A guide to mindfulness, which can be easier than we think. If you grab a fruit, picture where it came from, starting as a seed, traveling a journey to your home, and finally tasting it, heightening your sense of awareness and making you ask if you truly want to eat it, savoring it, and making it a great tasting fruit. Whether it is focusing on your breathing, savoring every bite, or becoming attentive to what you feel, mindfulness can be practiced everyday if you train and make a habit.
I did find some new things in this book such as CBT is a way to change your thoughts whereas mindfulness is changing your relationship with your thoughts. It is my intention for 2020 to continue to find a way to slow down my thoughts, improve my ability to respond rather than react and to grow my emotional intelligence both in my workspace and with my family. I did find this book to be rather repetitive and wonder if perhaps it could have been about half as long....
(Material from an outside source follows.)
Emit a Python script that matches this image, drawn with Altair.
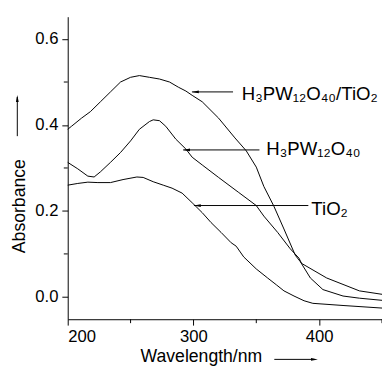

1) Focused Mindfulness vs Open Mindfulness - the latter being the awareness of all the happenings around us while keeping a open attitude to analyse & embrace the whole world of sounds, smells & warmth etc the senses (audio, smell, kinetic)
2) Practice self-kindness - when the world is full of people who self-hate or self-doubt.
3) “Pain is unavoidable. Suffering is optional” - by Haruki Murakami
amazing, speechless, this book has taught me so much and has made me re-think about myself and who i want to be- what i want to believe in- what i want to learn and contribute to society. I am currently practicing mindfulness and I have a daily-meditation goal I want to follow, this book has given me all the tools and a big part of me didn’t want it to end so soon!
Lots of great information about secular mindfulness, as well as the (somewhat limited) science being applied to it. The book was written at least 10 years ago, so the scientific data is even more limited than what you find now. That said, it all still holds true and the practices and reasons for practicing are all still totally valid and useful. Great for someone just diving into mindfulness.
It took me forever to finish this one and was not the most "exciting" book to read. But I loved the explanations rooted in science for why a mindfulness practice is so important, and a scholarly explanation for what factors can contribute to success or failure. Now I actually need to try and establish a regular mindfulness practice instead of just reading about it all the time...
I got a little bored with the extensive scientific talk in this book - I just skimmed the science portion and read more attentively the parts on art and practice.
For those interested in the basics of mindfulness meditation. Very concise and clear, it gives an overview of all the benefits you can reap from practicing this non religious, scientific based, meditation.